Stüwe: Reproduktive Selbstbestimmung kann es bei Eizellspenden oder auch Leihmutterschaft geben, wenn der Eingriff freiwillig und ist und die Betroffenen gut informiert sind. Ich finde aber, die Freiwilligkeit muss in Frage gestellt werden, wenn die Entscheidung in einer sozioökonomisch schwierigen Situation passiert. Aber auch wenn wir das in einem rein altruistischen Szenario denken – das wie gesagt weit entfernt davon wäre, den Bedarf des Reproduktionsmarktes zu decken. Dieses unverhohlene Appellieren an den Altruismus von Menschen mit Eierstöcken und Uteri greift sehr traditionelle Geschlechterklischees auf. Frauen oder weiblich sozialisierte Menschen seien eben sehr hilfsbereit und nehmen gerne körperliche Risiken auf sich, um die Kinderwünsche anderer zu erfüllen. Daraus kann eine Erwartungshaltung entstehen. Damit habe ich ein Problem.
Wiesemann: In dieser Beschreibung finde ich die Menschen, die ich kenne, nicht wieder. Es geht hier darum, ein Kind zu bekommen, eine Familie zu gründen – ein für viele Menschen wertvolles Lebensziel. Es ist etwas, das die allermeisten Menschen in dieser Gesellschaft als sinnstiftend erleben. Sich daran zu beteiligen – was ist daran verdreht oder falsch oder stereotyp?
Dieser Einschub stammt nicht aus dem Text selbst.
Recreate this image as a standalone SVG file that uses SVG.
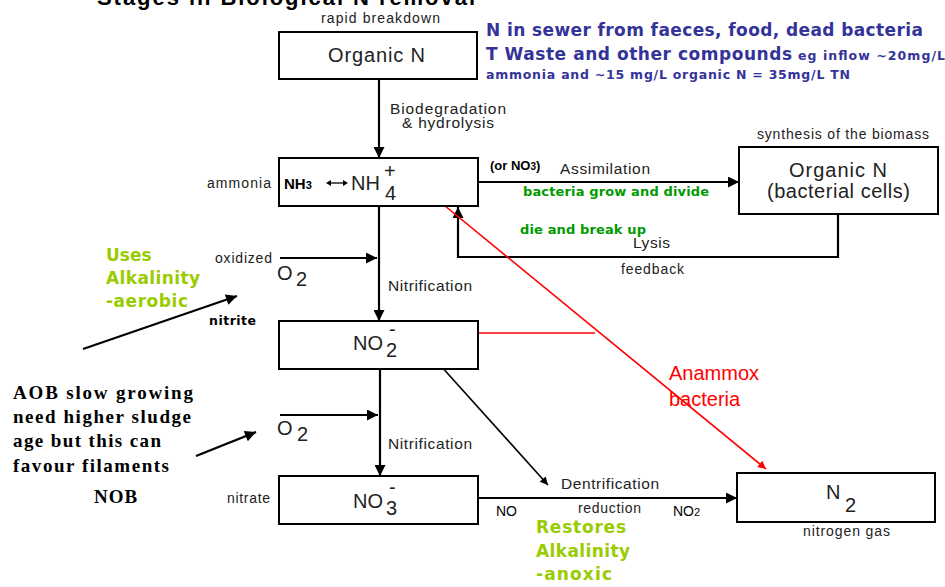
<svg xmlns="http://www.w3.org/2000/svg" width="945" height="587" viewBox="0 0 945 587">
<style>
.box{fill:#fff;stroke:#000;stroke-width:2}
.ln{fill:none;stroke:#000;stroke-width:2.2}
.thin{fill:none;stroke:#000;stroke-width:1.6}
.red{fill:none;stroke:#f00;stroke-width:1.6}
.h{font-family:"Liberation Sans",Arial,sans-serif;fill:#222}
.big{font-size:20px}
.mid{font-size:15.5px}
.sm{font-size:14px}
.v{font-family:"DejaVu Sans",Verdana,sans-serif;font-weight:bold}
.blue{fill:#333399}
.green{fill:#009a00}
.yg{fill:#99cc00}
.tb{font-family:"Liberation Serif","Times New Roman",serif;font-weight:bold;font-size:19px;fill:#000}
</style>
<defs>
<marker id="ah" viewBox="0 0 10 10" refX="10" refY="5" markerUnits="userSpaceOnUse" markerWidth="15" markerHeight="11" orient="auto"><path d="M0,0 L10,5 L0,10 z" fill="#000"/></marker>
<marker id="ahs" viewBox="0 0 10 10" refX="10" refY="5" markerUnits="userSpaceOnUse" markerWidth="14" markerHeight="11" orient="auto"><path d="M0,0 L10,5 L0,10 z" fill="#000"/></marker>
<marker id="ahr" viewBox="0 0 10 10" refX="10" refY="5" markerUnits="userSpaceOnUse" markerWidth="10" markerHeight="8" orient="auto"><path d="M0,0 L10,5 L0,10 z" fill="#f00"/></marker>
<marker id="ahk" viewBox="0 0 10 10" refX="10" refY="5" markerUnits="userSpaceOnUse" markerWidth="10" markerHeight="8" orient="auto"><path d="M0,0 L10,5 L0,10 z" fill="#000"/></marker>
</defs>

<text x="97" y="5" font-family="Liberation Sans,Arial,sans-serif" font-weight="bold" font-size="22" textLength="378" fill="#000">Stages in Biological N removal</text>

<g id="connectors">
<line class="ln" x1="379" y1="79" x2="379" y2="158" marker-end="url(#ah)"/>
<line class="ln" x1="379" y1="206" x2="379" y2="321" marker-end="url(#ah)"/>
<line class="ln" x1="380" y1="369" x2="380" y2="476" marker-end="url(#ah)"/>
<line class="ln" x1="280" y1="258" x2="377" y2="258" marker-end="url(#ah)"/>
<line class="ln" x1="280" y1="415" x2="378" y2="415" marker-end="url(#ah)"/>
<line class="ln" x1="478" y1="182" x2="739" y2="182" marker-end="url(#ah)"/>
<path class="ln" d="M838,214 V257 H458 V207" marker-end="url(#ah)"/>
<line class="ln" x1="478" y1="498" x2="737" y2="498" marker-end="url(#ah)"/>
<line class="thin" x1="440" y1="365" x2="548" y2="485" marker-end="url(#ahk)"/>
<line class="red" x1="439" y1="201" x2="766" y2="469" marker-end="url(#ahr)"/>
<line class="red" x1="440" y1="333" x2="595" y2="333"/>
<line class="ln" x1="83" y1="349" x2="237" y2="296" marker-end="url(#ahs)"/>
<line class="ln" x1="196" y1="456" x2="256" y2="432" marker-end="url(#ahs)"/>
</g>

<g id="organicN">
<rect class="box" x="279" y="32" width="198" height="47"/>
<text class="h big" x="328" y="62" textLength="97">Organic N</text>
<text class="h sm" x="321" y="23" textLength="119">rapid breakdown</text>
</g>

<g id="ammonia">
<rect class="box" x="279" y="158" width="199" height="48"/>
<text class="h sm" x="207" y="188" textLength="64">ammonia</text>
<text x="284" y="189" font-family="Liberation Sans,Arial,sans-serif" font-weight="bold" font-size="15" fill="#000">NH<tspan font-size="11">3</tspan></text>
<line x1="328" y1="183" x2="346" y2="183" stroke="#000" stroke-width="1.3"/>
<path d="M326,183 l5,-3 v6 z M348,183 l-5,-3 v6 z" fill="#000"/>
<text class="h big" x="351" y="190">NH</text>
<text class="h big" x="384" y="178">+</text>
<text class="h big" x="385" y="200">4</text>
</g>

<g id="biomass">
<rect class="box" x="739" y="147" width="199" height="67"/>
<text class="h big" x="789" y="177" textLength="98">Organic N</text>
<text class="h big" x="767" y="198" textLength="143">(bacterial cells)</text>
<text class="h sm" x="757" y="139" textLength="172">synthesis of the biomass</text>
</g>

<g id="nitrite">
<rect class="box" x="279" y="321" width="199" height="48"/>
<text class="h big" x="353" y="350">NO</text>
<text class="h big" x="389" y="336">-</text>
<text class="h big" x="386" y="357">2</text>
</g>

<g id="nitrate">
<rect class="box" x="279" y="476" width="199" height="48"/>
<text class="h big" x="353" y="508">NO</text>
<text class="h big" x="389" y="494">-</text>
<text class="h big" x="386" y="515">3</text>
<text class="h sm" x="227" y="503" textLength="43">nitrate</text>
</g>

<g id="n2">
<rect class="box" x="737" y="473" width="198" height="49"/>
<text class="h big" x="826" y="499">N</text>
<text class="h big" x="845" y="512">2</text>
<text class="h sm" x="803" y="536" textLength="87">nitrogen gas</text>
</g>

<g id="labels">
<text class="h mid" x="390" y="114" textLength="116">Biodegradation</text>
<text class="h mid" x="402" y="128" textLength="92">&amp; hydrolysis</text>
<text class="h sm" x="215" y="263" textLength="57">oxidized</text>
<text class="h big" x="277" y="280">O</text>
<text class="h big" x="296" y="286">2</text>
<text class="h mid" x="388" y="291" textLength="84">Nitrification</text>
<text class="h big" x="277" y="435">O</text>
<text class="h big" x="297" y="441">2</text>
<text class="h mid" x="388" y="449" textLength="84">Nitrification</text>
<text x="490" y="170" font-family="Liberation Sans,Arial,sans-serif" font-weight="bold" font-size="13" fill="#000">(or NO<tspan font-size="10">3</tspan>)</text>
<text class="h mid" x="560" y="174" textLength="90">Assimilation</text>
<text class="v green" x="523" y="196" font-size="13" textLength="186">bacteria grow and divide</text>
<text class="v green" x="520" y="234" font-size="13" textLength="126">die and break up</text>
<text class="h mid" x="633" y="248" textLength="37">Lysis</text>
<text class="h sm" x="621" y="274" textLength="63">feedback</text>
<text class="h mid" x="561" y="489" textLength="98">Dentrification</text>
<text class="h sm" x="578" y="513" textLength="63">reduction</text>
<text x="496" y="516" font-family="Liberation Sans,Arial,sans-serif" font-size="14" fill="#000">NO</text>
<text x="673" y="516" font-family="Liberation Sans,Arial,sans-serif" font-size="14" fill="#000">NO<tspan font-size="11">2</tspan></text>
<text x="669" y="380" font-family="Liberation Sans,Arial,sans-serif" font-size="20" fill="#f00">Anammox</text>
<text x="669" y="406" font-family="Liberation Sans,Arial,sans-serif" font-size="20" fill="#f00">bacteria</text>
<text class="v blue" x="486" y="36" font-size="17" textLength="437">N in sewer from faeces, food, dead bacteria</text>
<text class="v blue" x="486" y="60" font-size="17" textLength="306">T Waste and other compounds</text>
<text class="v blue" x="798" y="60" font-size="12.5" textLength="147">eg inflow ~20mg/L</text>
<text class="v blue" x="486" y="79" font-size="12.5" textLength="364">ammonia and ~15 mg/L organic N = 35mg/L TN</text>
<text class="v yg" x="106" y="261" font-size="17">Uses</text>
<text class="v yg" x="106" y="284" font-size="17" textLength="94">Alkalinity</text>
<text class="v yg" x="106" y="307" font-size="17" textLength="82">-aerobic</text>
<text class="v" x="209" y="325" font-size="12.5" fill="#000" textLength="47">nitrite</text>
<text class="v yg" x="536" y="533" font-size="17" textLength="90">Restores</text>
<text class="v yg" x="536" y="557" font-size="17" textLength="94">Alkalinity</text>
<text class="v yg" x="536" y="580" font-size="17" textLength="76">-anoxic</text>
<text class="tb" x="13" y="399" textLength="180">AOB slow growing</text>
<text class="tb" x="13" y="423" textLength="178">need higher sludge</text>
<text class="tb" x="13" y="447" textLength="148">age but this can</text>
<text class="tb" x="13" y="472" textLength="156">favour filaments</text>
<text class="tb" x="94" y="503" font-size="21" letter-spacing="1">NOB</text>
</g>
</svg>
Ich finde es eher fatal, wie in den letzten Jahrzehnten mit Samenspende umgegangen wurde. Verschämt, irgendwo in einer kleinen Kabine sollte da ein Mann möglichst anonym Samen produzieren und nie wieder etwas davon erfahren. Das ist doch bizarr gewesen! Erst 2017 wurde das Samenspenderregistergesetz verabschiedet. Darin wurde klargestellt, dass der Samenspender einen Beitrag zur Elternschaft leistet und in dieser Funktion auch für das so gezeugte Kind ansprechbar sein sollte. Behandeln wir Frauen in dieser Angelegenheit wie Männer und mischen uns in ihre Belange nur dann ein, wenn es um gravierende Interessen Dritter geht. Das ist für mich der Maßstab. Und wir messen in Deutschland mit zweierlei Maß, wenn wir Samenspende erlauben, Eizellspende aber nicht.
Stüwe: Dieses unterschiedliche Maß begründet sich in der Unterschiedlichkeit der beiden Keimzellspenden. Allein schon biologisch gibt es den relevanten Unterschied, dass Spermien kontinuierlich nachproduziert werden können. Ein Ejakulat – das bekanntermaßen ohne risikobehaftete medizinische Eingriffe gewonnen werden kann – beinhalten ca. 20 bis 150 Millionen Spermien. Eizellen sind von Geburt an angelegt und zahlenmäßig begrenzt. Bei der Eizellentnahme handelt es sich um einen längerfristigen, invasiven und potentiell gesundheitsgefährdenden Eingriff. Die Reichweite und die Risiken einer Schwangerschaft für Dritte sind noch erheblicher.
Wiesemann: Erstaunlich ist für mich, dass Teile der feministischen Bewegung hier so paternalistisch argumentieren. Die Grundsatzfrage – hier geht es ja auch um den Internationalen Frauentag – ist: Wie sehr wollen und dürfen wir das Leben von Frauen reglementieren? Aus dieser Entscheidung sollte sich der Staat heraushalten. Lassen wir Frauen diese Entscheidung selbst treffen.